### Problem description
Copy all the data exactly, except the pictures.

----------------

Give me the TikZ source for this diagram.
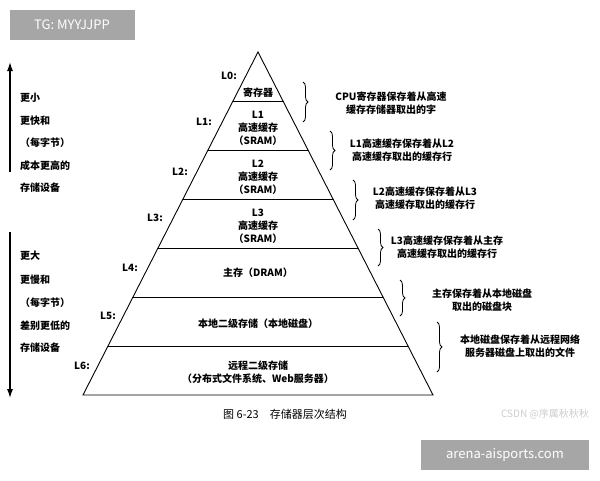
\documentclass[tikz,border=0pt]{standalone}
\usepackage{fontspec}
\setmainfont{Noto Sans CJK SC}
\usetikzlibrary{decorations.pathreplacing,arrows.meta}
\begin{document}
\begin{tikzpicture}[x=1pt,y=-1pt,
  txt/.style={font=\fontsize{10}{13}\selectfont\bfseries,align=center,inner sep=0pt},
  lvl/.style={font=\fontsize{10}{12}\selectfont\bfseries,inner sep=0pt},
  side/.style={font=\fontsize{10}{12}\selectfont\bfseries,anchor=west,inner sep=0pt},
  br/.style={decorate,decoration={brace,amplitude=5pt},line width=0.8pt},
  wm/.style={fill=black!35,text=white,font=\fontsize{13}{15}\selectfont,inner sep=0pt}]
\useasboundingbox (0,0) rectangle (600,480);
% watermark boxes
\node[wm,minimum width=125,minimum height=30] (tg) at (72,25) {TG: MYYJJPP};
\node[wm,minimum width=168,minimum height=30] (ar) at (505,455) {arena-aisports.com};
% pyramid
\coordinate (apex) at (258,52);
\coordinate (bl) at (83,395);
\coordinate (brr) at (433,395);
\draw[line width=0.9pt] (apex) -- (bl) -- (brr) -- cycle;
\foreach \y in {101,150,199,248,297,346}{
  \draw[line width=0.9pt] ({258-0.5102*(\y-52)},\y) -- ({258+0.5102*(\y-52)},\y);
}
\node[txt] (n0) at (258,93) {寄存器};
\node[txt] (n1) at (258,128) {L1\\高速缓存\\（SRAM）};
\node[txt] (n2) at (258,177) {L2\\高速缓存\\（SRAM）};
\node[txt] (n3) at (258,226) {L3\\高速缓存\\（SRAM）};
\node[txt] (n4) at (258,273) {主存（DRAM）};
\node[txt] (n5) at (258,324) {本地二级存储（本地磁盘）};
\node[txt] (n6) at (258,372) {远程二级存储\\（分布式文件系统、Web服务器）};
% level labels
\node[lvl] (l0) at (229,76) {L0:};
\node[lvl] (l1) at (204,122) {L1:};
\node[lvl] (l2) at (180,172) {L2:};
\node[lvl] (l3) at (155,218) {L3:};
\node[lvl] (l4) at (130,268) {L4:};
\node[lvl] (l5) at (108,316) {L5:};
\node[lvl] (l6) at (82,366) {L6:};
% braces
\coordinate (b1a) at (303,82); \coordinate (b1b) at (303,122);
\coordinate (b2a) at (330,131); \coordinate (b2b) at (330,170);
\coordinate (b3a) at (353,180); \coordinate (b3b) at (353,220);
\coordinate (b4a) at (378,229); \coordinate (b4b) at (378,266);
\coordinate (b5a) at (400,280); \coordinate (b5b) at (400,316);
\coordinate (b6a) at (437,322); \coordinate (b6b) at (437,372);
\foreach \i in {1,...,6}{\draw[br] (b\i a) -- (b\i b);}
\node[txt] (d1) at (391,103) {CPU寄存器保存着从高速\\缓存存储器取出的字};
\node[txt] (d2) at (402,150) {L1高速缓存保存着从L2\\高速缓存取出的缓存行};
\node[txt] (d3) at (425,198) {L2高速缓存保存着从L3\\高速缓存取出的缓存行};
\node[txt] (d4) at (447,247) {L3高速缓存保存着从主存\\高速缓存取出的缓存行};
\node[txt] (d5) at (482,300) {主存保存着从本地磁盘\\取出的磁盘块};
\node[txt] (d6) at (520,346) {本地磁盘保存着从远程网络\\服务器磁盘上取出的文件};
% left arrows
\coordinate (ua) at (10,172); \coordinate (ub) at (10,62);
\coordinate (da) at (10,232); \coordinate (db) at (10,398);
\draw[line width=1.2pt,-{Latex[length=9pt,width=6pt]}] (ua) -- (ub);
\draw[line width=1.2pt,-{Latex[length=9pt,width=6pt]}] (da) -- (db);
\node[side] (s1) at (20,98) {更小};
\node[side] (s2) at (20,121) {更快和};
\node[side] (s3) at (20,143) {（每字节）};
\node[side] (s4) at (20,166) {成本更高的};
\node[side] (s5) at (20,188) {存储设备};
\node[side] (t1) at (20,256) {更大};
\node[side] (t2) at (20,280) {更慢和};
\node[side] (t3) at (20,303) {（每字节）};
\node[side] (t4) at (20,326) {差别更低的};
\node[side] (t5) at (20,348) {存储设备};
% caption
\node[txt,font=\fontsize{11}{13}\selectfont] (cap) at (285,414) {图 6-23\quad 存储器层次结构};
\node[txt,font=\fontsize{10}{12}\selectfont,text=black!20] (csdn) at (545,414) {CSDN @序属秋秋秋};
\end{tikzpicture}
\end{document}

----------------

### Written reply
Give me the TikZ source for this diagram.
\documentclass[tikz,border=0pt]{standalone}
\usepackage{fontspec}
\setmainfont{Noto Sans CJK SC}
\usetikzlibrary{decorations.pathreplacing,arrows.meta}
\begin{document}
\begin{tikzpicture}[x=1pt,y=-1pt,
  txt/.style={font=\fontsize{10}{13}\selectfont\bfseries,align=center,inner sep=0pt},
  lvl/.style={font=\fontsize{10}{12}\selectfont\bfseries,inner sep=0pt},
  side/.style={font=\fontsize{10}{12}\selectfont\bfseries,anchor=west,inner sep=0pt},
  br/.style={decorate,decoration={brace,amplitude=5pt},line width=0.8pt},
  wm/.style={fill=black!35,text=white,font=\fontsize{13}{15}\selectfont,inner sep=0pt}]
\useasboundingbox (0,0) rectangle (600,480);
% watermark boxes
\node[wm,minimum width=125,minimum height=30] (tg) at (72,25) {TG: MYYJJPP};
\node[wm,minimum width=168,minimum height=30] (ar) at (505,455) {arena-aisports.com};
% pyramid
\coordinate (apex) at (258,52);
\coordinate (bl) at (83,395);
\coordinate (brr) at (433,395);
\draw[line width=0.9pt] (apex) -- (bl) -- (brr) -- cycle;
\foreach \y in {101,150,199,248,297,346}{
  \draw[line width=0.9pt] ({258-0.5102*(\y-52)},\y) -- ({258+0.5102*(\y-52)},\y);
}
\node[txt] (n0) at (258,93) {寄存器};
\node[txt] (n1) at (258,128) {L1\\高速缓存\\（SRAM）};
\node[txt] (n2) at (258,177) {L2\\高速缓存\\（SRAM）};
\node[txt] (n3) at (258,226) {L3\\高速缓存\\（SRAM）};
\node[txt] (n4) at (258,273) {主存（DRAM）};
\node[txt] (n5) at (258,324) {本地二级存储（本地磁盘）};
\node[txt] (n6) at (258,372) {远程二级存储\\（分布式文件系统、Web服务器）};
% level labels
\node[lvl] (l0) at (229,76) {L0:};
\node[lvl] (l1) at (204,122) {L1:};
\node[lvl] (l2) at (180,172) {L2:};
\node[lvl] (l3) at (155,218) {L3:};
\node[lvl] (l4) at (130,268) {L4:};
\node[lvl] (l5) at (108,316) {L5:};
\node[lvl] (l6) at (82,366) {L6:};
% braces
\coordinate (b1a) at (303,82); \coordinate (b1b) at (303,122);
\coordinate (b2a) at (330,131); \coordinate (b2b) at (330,170);
\coordinate (b3a) at (353,180); \coordinate (b3b) at (353,220);
\coordinate (b4a) at (378,229); \coordinate (b4b) at (378,266);
\coordinate (b5a) at (400,280); \coordinate (b5b) at (400,316);
\coordinate (b6a) at (437,322); \coordinate (b6b) at (437,372);
\foreach \i in {1,...,6}{\draw[br] (b\i a) -- (b\i b);}
\node[txt] (d1) at (391,103) {CPU寄存器保存着从高速\\缓存存储器取出的字};
\node[txt] (d2) at (402,150) {L1高速缓存保存着从L2\\高速缓存取出的缓存行};
\node[txt] (d3) at (425,198) {L2高速缓存保存着从L3\\高速缓存取出的缓存行};
\node[txt] (d4) at (447,247) {L3高速缓存保存着从主存\\高速缓存取出的缓存行};
\node[txt] (d5) at (482,300) {主存保存着从本地磁盘\\取出的磁盘块};
\node[txt] (d6) at (520,346) {本地磁盘保存着从远程网络\\服务器磁盘上取出的文件};
% left arrows
\coordinate (ua) at (10,172); \coordinate (ub) at (10,62);
\coordinate (da) at (10,232); \coordinate (db) at (10,398);
\draw[line width=1.2pt,-{Latex[length=9pt,width=6pt]}] (ua) -- (ub);
\draw[line width=1.2pt,-{Latex[length=9pt,width=6pt]}] (da) -- (db);
\node[side] (s1) at (20,98) {更小};
\node[side] (s2) at (20,121) {更快和};
\node[side] (s3) at (20,143) {（每字节）};
\node[side] (s4) at (20,166) {成本更高的};
\node[side] (s5) at (20,188) {存储设备};
\node[side] (t1) at (20,256) {更大};
\node[side] (t2) at (20,280) {更慢和};
\node[side] (t3) at (20,303) {（每字节）};
\node[side] (t4) at (20,326) {差别更低的};
\node[side] (t5) at (20,348) {存储设备};
% caption
\node[txt,font=\fontsize{11}{13}\selectfont] (cap) at (285,414) {图 6-23\quad 存储器层次结构};
\node[txt,font=\fontsize{10}{12}\selectfont,text=black!20] (csdn) at (545,414) {CSDN @序属秋秋秋};
\end{tikzpicture}
\end{document}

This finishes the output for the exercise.